Rinaldi Letter to The Wall Street Journal: ‘Air Traffic Controllers Are Vetted and Competent’
THE WALL STREET JOURNAL
OPINION | LETTERS
June 21, 2018
Headline: Air-Traffic Controllers Are Vetted and Competent
Claims that controllers are putting public safety at risk unfairly malign the reputations of these great professionals.
In “The Airport Control Tower Is No Place for Racial Redress” (Upward Mobility, June 6), Jason Riley wrongly suggests the FAA’s air-traffic controller hiring process prioritizes racial diversity over aviation safety. This is not true. Controllers are among the most vetted, skilled and trained professionals in the nation. We do an amazing job safely managing the world’s busiest, most-complex airspace.
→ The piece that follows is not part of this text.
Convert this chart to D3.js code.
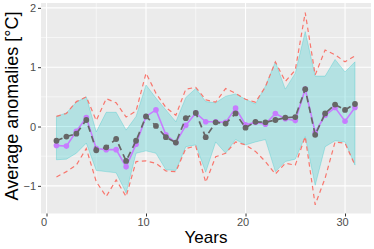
<!DOCTYPE html>
<html><head><meta charset="utf-8">
<script src="https://cdn.jsdelivr.net/npm/d3@7"></script>
<style>body{margin:0;background:#fff}svg{display:block}</style>
</head><body>
<script>
const years = d3.range(1, 32);
const observed = [-0.24,-0.17,-0.12,0.11,-0.40,-0.35,-0.21,-0.58,-0.24,0.17,0.01,-0.18,-0.27,0.14,0.23,-0.18,0.07,0.05,0.22,-0.02,0.08,0.07,0.11,0.15,0.16,0.63,-0.14,0.22,0.37,0.28,0.38];
const meanPred = [-0.32,-0.33,-0.08,0.15,-0.37,-0.39,-0.39,-0.68,-0.30,0.17,0.28,-0.14,-0.27,0.02,0.23,0.08,0.08,0.07,0.31,0.03,0.07,0.04,0.22,0.13,0.10,0.63,-0.10,0.19,0.32,0.09,0.32];
const ribbonUpper = [0.17,0.23,0.41,0.50,-0.09,0.24,0.24,-0.06,0.17,0.70,0.48,0.28,0.08,0.49,0.64,0.42,0.40,0.51,0.55,0.46,0.38,0.68,1.09,0.63,0.90,1.60,0.85,0.85,1.13,0.92,1.09];
const ribbonLower = [-0.56,-0.55,-0.45,-0.28,-0.74,-0.76,-0.78,-1.12,-0.45,-0.41,-0.45,-0.73,-0.74,-0.34,-0.31,-0.77,-0.26,-0.45,-0.22,-0.31,-0.26,-0.22,-0.76,-0.59,-0.55,-0.17,-0.99,-0.34,-0.24,-0.26,-0.65];
const dashUpper = [0.17,0.22,0.42,0.50,0.10,0.47,0.40,0.16,0.26,0.90,0.56,0.32,0.19,0.63,0.66,0.45,0.41,0.64,0.56,0.46,0.41,0.67,1.09,0.76,0.95,1.92,0.87,1.29,1.21,1.09,1.19];
const dashLower = [-0.85,-0.76,-0.65,-0.37,-0.93,-1.18,-0.90,-1.18,-0.59,-0.58,-0.62,-0.75,-0.76,-0.37,-0.33,-0.94,-0.51,-0.45,-0.26,-0.31,-0.42,-0.59,-0.80,-0.62,-0.65,-0.17,-1.32,-0.87,-0.26,-0.28,-0.65];
const xTicks = [0,10,20,30];
const yTicks = [-1,0,1,2];
const xTitle = "Years";
const yTitle = "Average anomalies [°C]";

const W = 374, H = 249;
const P = {l:41, r:371, t:3, b:213.5};
const FONT = "'Liberation Sans', Arial, sans-serif";
const svg = d3.select("body").append("svg").attr("width",W).attr("height",H);
const x = d3.scaleLinear().domain([-0.553, 32.61]).range([P.l, P.r]);
const y = d3.scaleLinear().domain([-1.466, 2.082]).range([P.b, P.t]);

svg.append("rect").attr("x",P.l).attr("y",P.t).attr("width",P.r-P.l).attr("height",P.b-P.t).attr("fill","#EBEBEB");
const g = svg.append("g");
const xMinor = [5,15,25], yMinor = [-0.5,0.5,1.5];
g.selectAll(".xm").data(xMinor).join("line").attr("x1",d=>x(d)).attr("x2",d=>x(d)).attr("y1",P.t).attr("y2",P.b).attr("stroke","#fff").attr("stroke-width",0.55);
g.selectAll(".ym").data(yMinor).join("line").attr("y1",d=>y(d)).attr("y2",d=>y(d)).attr("x1",P.l).attr("x2",P.r).attr("stroke","#fff").attr("stroke-width",0.55);
g.selectAll(".xM").data(xTicks).join("line").attr("x1",d=>x(d)).attr("x2",d=>x(d)).attr("y1",P.t).attr("y2",P.b).attr("stroke","#fff").attr("stroke-width",1.1);
g.selectAll(".yM").data(yTicks).join("line").attr("y1",d=>y(d)).attr("y2",d=>y(d)).attr("x1",P.l).attr("x2",P.r).attr("stroke","#fff").attr("stroke-width",1.1);

const idx = years.map((d,i)=>i);
const area = d3.area().x(i=>x(years[i])).y0(i=>y(ribbonLower[i])).y1(i=>y(ribbonUpper[i]));
g.append("path").datum(idx).attr("d",area).attr("fill","#00BFC4").attr("fill-opacity",0.24)
  .attr("stroke","#00BFC4").attr("stroke-opacity",0.25).attr("stroke-width",1);

const lineOf = arr => d3.line().x(i=>x(years[i])).y(i=>y(arr[i]));
[dashUpper, dashLower].forEach(arr=>{
  g.append("path").datum(idx).attr("d",lineOf(arr)).attr("fill","none").attr("stroke","#F8766D")
   .attr("stroke-width",1.2).attr("stroke-dasharray","4.5,3.5");
});
g.append("path").datum(idx).attr("d",lineOf(meanPred)).attr("fill","none").attr("stroke","#C77CFF").attr("stroke-width",1.6);
g.selectAll(".mp").data(idx).join("circle").attr("cx",i=>x(years[i])).attr("cy",i=>y(meanPred[i])).attr("r",2.8).attr("fill","#C77CFF");
g.append("path").datum(idx).attr("d",lineOf(observed)).attr("fill","none").attr("stroke","#666666").attr("stroke-width",1.7).attr("stroke-dasharray","6.5,4.5");
g.selectAll(".op").data(idx).join("circle").attr("cx",i=>x(years[i])).attr("cy",i=>y(observed[i])).attr("r",2.9).attr("fill","#666666");

const xAxis = d3.axisBottom(x).tickValues(xTicks).tickSize(3).tickPadding(2).tickFormat(d3.format("d"));
const xa = svg.append("g").attr("transform",`translate(0,${P.b})`).call(xAxis);
const yAxis = d3.axisLeft(y).tickValues(yTicks).tickSize(3).tickPadding(2).tickFormat(d=>d<0?"\u2212"+Math.abs(d):d);
const ya = svg.append("g").attr("transform",`translate(${P.l},0)`).call(yAxis);
[xa,ya].forEach(a=>{
  a.select(".domain").remove();
  a.selectAll(".tick line").attr("stroke","#333333").attr("stroke-width",1);
  a.selectAll(".tick text").attr("fill","#4D4D4D").style("font-family",FONT).style("font-size","11px");
});
xa.selectAll(".tick text").attr("dx",-3);
svg.append("text").attr("x",(P.l+P.r)/2).attr("y",243).attr("text-anchor","middle")
  .style("font-family",FONT).style("font-size","17px").attr("fill","#000").text(xTitle);
svg.append("text").attr("transform",`translate(18,106) rotate(-90)`).attr("text-anchor","middle")
  .style("font-family",FONT).style("font-size","18px").attr("fill","#000").text(yTitle);
</script>
</body></html>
After the FAA initially implemented its biographical assessment, the National Air Traffic Controllers Association (NATCA), the union that represents FAA controllers, worked with the agency to validate a second version of that screen on the incumbent workforce. With our help, it now gauges common personality traits that applicants share with current controllers. Once applicants pass the assessment, they must pass a separate cognitive aptitude test that measures their ability to perform the role of a controller, followed by extensive medical screening and a security investigation. They then must complete four months of training at the FAA Academy. Historically, only about half successfully pass their academy training. Finally, Academy graduates must complete up to three years of classroom, simulator and on-the-job training at an air-traffic control facility to become fully certified. Only about 80% of trainees complete facility training.
Additionally, NATCA worked with Congress to pass bipartisan legislation that exempts applicants from taking the assessment if they have prior controller experience, graduated from a Collegiate Training Initiative school or are military veterans.
Staffing has reached a 29-year low of fully certified controllers, making it a critical issue for NATCA with the administration and Congress. Claims that controllers are putting public safety at risk unfairly malign the reputations of these great professionals.